Richardson's novels were so popular that they created a huge vogue for the epistolary novel. As evidence of its popularity, consider that both the first novel written in Canada--Francis Brooke's The History of Emily Montague, from 1769, and the first American novel, The Power of Sympathy, by William Hill Brown, from 1789, were both epistolary in form.

Now most 18th century epistolary novels feature only one or two letter writers like Richardson's. But a notable exception is a novel published in 1776, Tobias Smollett's The Expedition of Humphrey Clinker. In this epistolary novel, we read letters written by a wide range of characters who are traveling around Britain together.

The main letter writer is the patriarch of the family, a Welsh gentleman named Matthew Bramble, but we also read letters from his sister, his niece, his nephew, and his sister's maidservant. Their viewpoints on the same locations and activities are often radically different. Bamble is disgusted by the waters at the spa town of Bath, for example, whereas his niece Lydia finds them charming. And it is up to the reader to decide where the truth lies by carefully comparing and juxtaposing their perspectives.

Ultimately this fractious family is healed only when they leave England altogether for the more hospitable and authentic Scottish sites that make up the latter part of their expedition. At this point, their epistolary perspectives become more harmonized and they head back to their Welsh estate much happier than they were when they began their trip.

From private correspondence written between family members, then, Smollett makes the epistolary novel into a kind of technology for bringing the whole nation together.

The epistolary novel fell out of fashion by the start of the 19th century, but there's another famous example of one that really pushes the limits of how the form can operate: I refer to Bram Stoker's Dracula of 1897.

The novel is composed of a large assortment of different documents and recordings, including not just letters from characters, but also newspaper clippings, diary entries, dictation cylinders, and telegraphs, the last two representing up-to-the-minute technologies in Stoker's day. The result is not just polyvocal and multimedia but also effectively suspenseful, since the reader, being privy to all of the novel's materials, frequently knows more than any single character and can see what is happening or is going to happen more clearly than they. Stoker, in other words, uses the epistolary form to maximize Gothic terror and suspense.

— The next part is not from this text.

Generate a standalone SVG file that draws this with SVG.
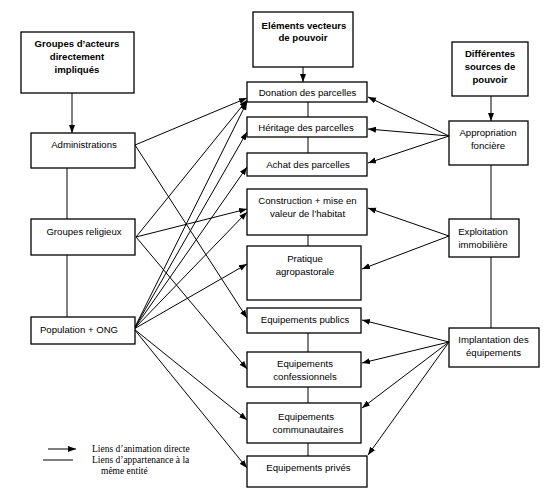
<svg xmlns="http://www.w3.org/2000/svg" width="559" height="495" viewBox="0 0 559 495">
<style>
.box{fill:#fff;stroke:#000;stroke-width:1.3}
.t{font-family:"Liberation Sans",Arial,sans-serif;font-size:9.6px;fill:#000;text-anchor:middle}
.b{font-weight:bold}
.c{stroke:#000;stroke-width:1;fill:none}
.a{stroke:#000;stroke-width:1;fill:none;marker-end:url(#ah)}
.lg{font-family:"Liberation Serif","Times New Roman",serif;font-size:9.5px;fill:#000}
</style>
<defs>
<marker id="ah" markerUnits="userSpaceOnUse" markerWidth="9" markerHeight="7" refX="8" refY="3" orient="auto">
<path d="M0,0 L8,3 L0,6 z" fill="#000"/>
</marker>
</defs>
<rect width="559" height="495" fill="#fff"/>

<g id="connectors">
<line class="a" x1="72" y1="93" x2="72" y2="133"/>
<line class="a" x1="303" y1="67" x2="303" y2="82"/>
<line class="a" x1="491" y1="96" x2="491" y2="121"/>
<line class="c" x1="67" y1="168" x2="67" y2="219"/>
<line class="c" x1="67" y1="255" x2="67" y2="317"/>
<line class="c" x1="308" y1="102" x2="308" y2="117"/>
<line class="c" x1="308" y1="137" x2="308" y2="153"/>
<line class="c" x1="308" y1="235" x2="308" y2="246"/>
<line class="c" x1="308" y1="333" x2="308" y2="352"/>
<line class="c" x1="308" y1="387" x2="308" y2="403"/>
<line class="c" x1="308" y1="443" x2="308" y2="456"/>
<line class="c" x1="491" y1="165" x2="491" y2="219"/>
<line class="c" x1="491" y1="257" x2="491" y2="328"/>

<line class="a" x1="135" y1="145" x2="247" y2="98"/>
<line class="a" x1="135" y1="145" x2="247" y2="318"/>
<line class="a" x1="136" y1="237" x2="247" y2="100"/>
<line class="a" x1="136" y1="237" x2="247" y2="209"/>
<line class="a" x1="136" y1="237" x2="247" y2="369"/>
<line class="a" x1="134" y1="329" x2="247" y2="102"/>
<line class="a" x1="134" y1="329" x2="247" y2="132"/>
<line class="a" x1="134" y1="329" x2="247" y2="167"/>
<line class="a" x1="134" y1="329" x2="247" y2="212"/>
<line class="a" x1="134" y1="329" x2="247" y2="264"/>
<line class="a" x1="134" y1="329" x2="247" y2="420"/>
<line class="a" x1="134" y1="329" x2="247" y2="468"/>

<line class="a" x1="449" y1="136" x2="368" y2="97"/>
<line class="a" x1="449" y1="136" x2="368" y2="129"/>
<line class="a" x1="449" y1="136" x2="368" y2="163"/>
<line class="a" x1="449" y1="236" x2="368" y2="208"/>
<line class="a" x1="449" y1="236" x2="362" y2="269"/>
<line class="a" x1="449" y1="342" x2="362" y2="320"/>
<line class="a" x1="449" y1="342" x2="362" y2="363"/>
<line class="a" x1="449" y1="342" x2="362" y2="408"/>
<line class="a" x1="449" y1="342" x2="368" y2="455"/>
</g>

<g id="n-groupes-acteurs">
<rect class="box" x="21" y="32" width="113" height="61"/>
<text class="t b" x="77" y="47">Groupes d’acteurs</text>
<text class="t b" x="77" y="60">directement</text>
<text class="t b" x="77" y="73">impliqués</text>
</g>
<g id="n-elements">
<rect class="box" x="253" y="12" width="100" height="55"/>
<text class="t b" x="304" y="28.5">Eléments vecteurs</text>
<text class="t b" x="303" y="41">de pouvoir</text>
</g>
<g id="n-sources">
<rect class="box" x="452" y="42" width="76" height="54"/>
<text class="t b" x="490" y="56.5">Différentes</text>
<text class="t b" x="490" y="69.5">sources de</text>
<text class="t b" x="490" y="82.5">pouvoir</text>
</g>

<g id="n-administrations">
<rect class="box" x="31" y="133" width="104" height="35"/>
<text class="t" x="84" y="147.5">Administrations</text>
</g>
<g id="n-religieux">
<rect class="box" x="31" y="219" width="104" height="36"/>
<text class="t" x="84" y="234.5">Groupes religieux</text>
</g>
<g id="n-population">
<rect class="box" x="31" y="317" width="104" height="27"/>
<text class="t" x="79" y="333">Population + ONG</text>
</g>

<g id="n-donation">
<rect class="box" x="247" y="82" width="120" height="20"/>
<text class="t" x="307.5" y="96">Donation des parcelles</text>
</g>
<g id="n-heritage">
<rect class="box" x="247" y="117" width="120" height="20"/>
<text class="t" x="306" y="130.5">Héritage des parcelles</text>
</g>
<g id="n-achat">
<rect class="box" x="247" y="153" width="120" height="23"/>
<text class="t" x="308" y="167.5">Achat des parcelles</text>
</g>
<g id="n-construction">
<rect class="box" x="247" y="189" width="120" height="46"/>
<text class="t" x="307.5" y="203.5">Construction + mise en</text>
<text class="t" x="307.5" y="216.5">valeur de l’habitat</text>
</g>
<g id="n-pratique">
<rect class="box" x="247" y="246" width="114" height="54"/>
<text class="t" x="305" y="261.5">Pratique</text>
<text class="t" x="305" y="274.5">agropastorale</text>
</g>
<g id="n-publics">
<rect class="box" x="247" y="308" width="114" height="25"/>
<text class="t" x="305" y="322.5">Equipements publics</text>
</g>
<g id="n-confessionnels">
<rect class="box" x="247" y="352" width="114" height="35"/>
<text class="t" x="305" y="366.5">Equipements</text>
<text class="t" x="305" y="379.5">confessionnels</text>
</g>
<g id="n-communautaires">
<rect class="box" x="247" y="403" width="114" height="40"/>
<text class="t" x="306" y="419.5">Equipements</text>
<text class="t" x="308" y="432.5">communautaires</text>
</g>
<g id="n-prives">
<rect class="box" x="247" y="456" width="120" height="31"/>
<text class="t" x="308.5" y="470.5">Equipements privés</text>
</g>

<g id="n-appropriation">
<rect class="box" x="449" y="121" width="79" height="44"/>
<text class="t" x="488" y="135.5">Appropriation</text>
<text class="t" x="488" y="148.5">foncière</text>
</g>
<g id="n-exploitation">
<rect class="box" x="449" y="219" width="70" height="38"/>
<text class="t" x="483" y="234.5">Exploitation</text>
<text class="t" x="483" y="247.5">immobilière</text>
</g>
<g id="n-implantation">
<rect class="box" x="449" y="328" width="90" height="39"/>
<text class="t" x="493.5" y="342.5">Implantation des</text>
<text class="t" x="493.5" y="355.5">équipements</text>
</g>

<g id="legend">
<line class="a" x1="48" y1="449" x2="76" y2="449"/>
<line class="c" x1="43" y1="460" x2="73" y2="460"/>
<text class="lg" x="92" y="452">Liens d’animation directe</text>
<text class="lg" x="92" y="463">Liens d’appartenance à la</text>
<text class="lg" x="101" y="474">même entité</text>
</g>
</svg>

Today, relatively few novels are written entirely in letters, although there are notable exceptions. C.S. Lewis's The Screwtape Letters from 1942, for example, and Bridget Jones's Diary by Helen Fielding, from 1996, which borrows many epistolary tropes in order to make her heroine's misadventures come to life.

More recently still, emails and texts have begun to make their way into novels. The academic satire Dear Committee Members by Julie Schumacher, for example, uses letters of recommendation, emails, and other forms of modern communication to paint a very funny picture of a very dysfunctional English Department (one that bears no resemblance whatsoever to our fine institution here at Oregon State University, I should note!)

And Jennifer Egan's Pulitzer-Prize-winning A Visit from the Goon Squad includes a chapter entirely written in PowerPoint slides.

Finally, it's worth noting that versions of the epistolary form have found their way into film as well. I'm thinking here of when a movie is presented in terms of "found footage" so that it is made up of what appears to be footage shot by the characters themselves--The Blair Witch Project is probably the best known recent example of this--or by cameras that exists within the frame of the movie itself, say, home videos in the Paranormal Activity franchise.

And many movies will make use of these tactics temporarily even when the entire movie is not shot that way. A quick shot made to look like it was recorded by a security camera, for example, is often used to add realism immediacy and suspense to our viewing experience.

And just think of all the times the characters are shown texting or writing emails in real time, all of which owes a debt--whether conscious or not--to Richardson's technique of "writing to the moment."